Written by Sample HubSpot User | Sep 11, 2023 10:35:43 AM

The EAT considered the correct approach for determining whether an employee has been subject to a dismissal in the sense of Hogg v Dover College [1988] ICR 39 (a Hogg dismissal). A Hogg dismissal occurs where an employer's purported unilateral variation of an employment contract amounts, in reality, to the termination of one contract and its replacement by another.

The claimant worked for the respondent NHS Trust as a band 6 specialist research nurse. After the respondent underwent a restructuring, resulting in the loss of the specialist research nurse position, the claimant was moved into a band 5 role with effect from 3 December 2018. The claimant refused to agree to the terms of the band 5 role and submitted a grievance before resigning. After the claimant retracted her resignation, the respondent made the claimant redundant and served her with eight weeks' notice. However, the parties could not agree as to when the eight weeks’ notice had started to run, which was relevant to the assessment of whether the claimant was entitled to a contractually enhanced redundancy payment. The claimant argued that the imposition of the band 5 role amounted to a Hogg dismissal, meaning that she had been serving her notice period since the band 5 role started on 3 December 2018. The respondent contended that her notice period had started running when she was made redundant and that, because she subsequently left her employment before the expiry of this notice period, she had forfeited her contractual redundancy pay entitlement.
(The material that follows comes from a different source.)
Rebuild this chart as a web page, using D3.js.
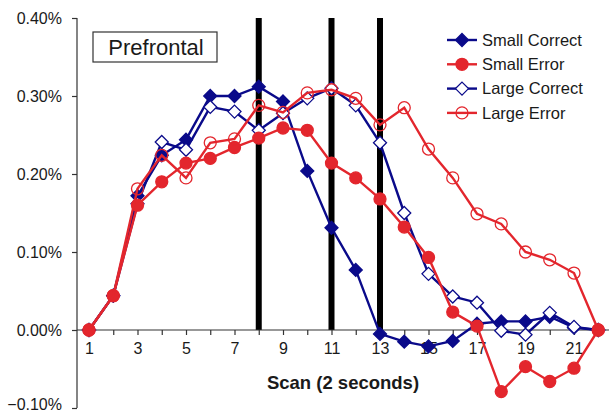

The employment tribunal found that there had been no Hogg dismissal on 3 December because: (i) there had been no "radical change" under the new band 5 contract; (ii) the claimant had the skills to do the band 5 role imposed on her; (iii) the claimant had initially brought a grievance rather than resigning, which was inconsistent with the notion of her employment ending; and (iv) the respondent had no intention of dismissing the claimant when it imposed the band 5 role on her. This led the tribunal to conclude that the notice period had not started running from 3 December and therefore the claimant had left before the expiry of her notice, meaning she was not entitled to the enhanced contractual redundancy payment.

On appeal, the EAT found that the tribunal had erred in its reasons for finding that there was no Hogg dismissal in this case. HHJ Clarke held that the tribunal had applied the wrong test by focusing on whether there was a "radical change" to the contract terms such as to entitle the claimant to regard herself as constructively dismissed. This unhelpfully blurred the distinction between an express dismissal, into which category a Hogg dismissal fell, and a constructive dismissal. The correct test for a Hogg dismissal was "whether the particular contract under which the employee was employed by the employer at the relevant time was terminated by the employer." Furthermore, the tribunal had taken irrelevant matters into account, including consideration of whether the claimant was capable of doing the varied version of her job, the fact that she had raised a grievance rather than treating the variation as a dismissal, and the respondent's intention when it varied the contract.

In any event, the EAT would have allowed the appeal on the alternative ground that the judgment was inadequately reasoned and therefore non-compliant with Meek v City of Birmingham District Council [1987] IRLR 250 (see Employment Appeal Tribunal, Q&A here). The tribunal had failed to do a proper "before-and-after comparison" of the band 6 role and band 5 role to ascertain whether the new terms were of sufficient difference to amount to a withdrawal of one contract and its replacement by another. On this basis, the claim was remitted to a differently constituted tribunal for fresh consideration.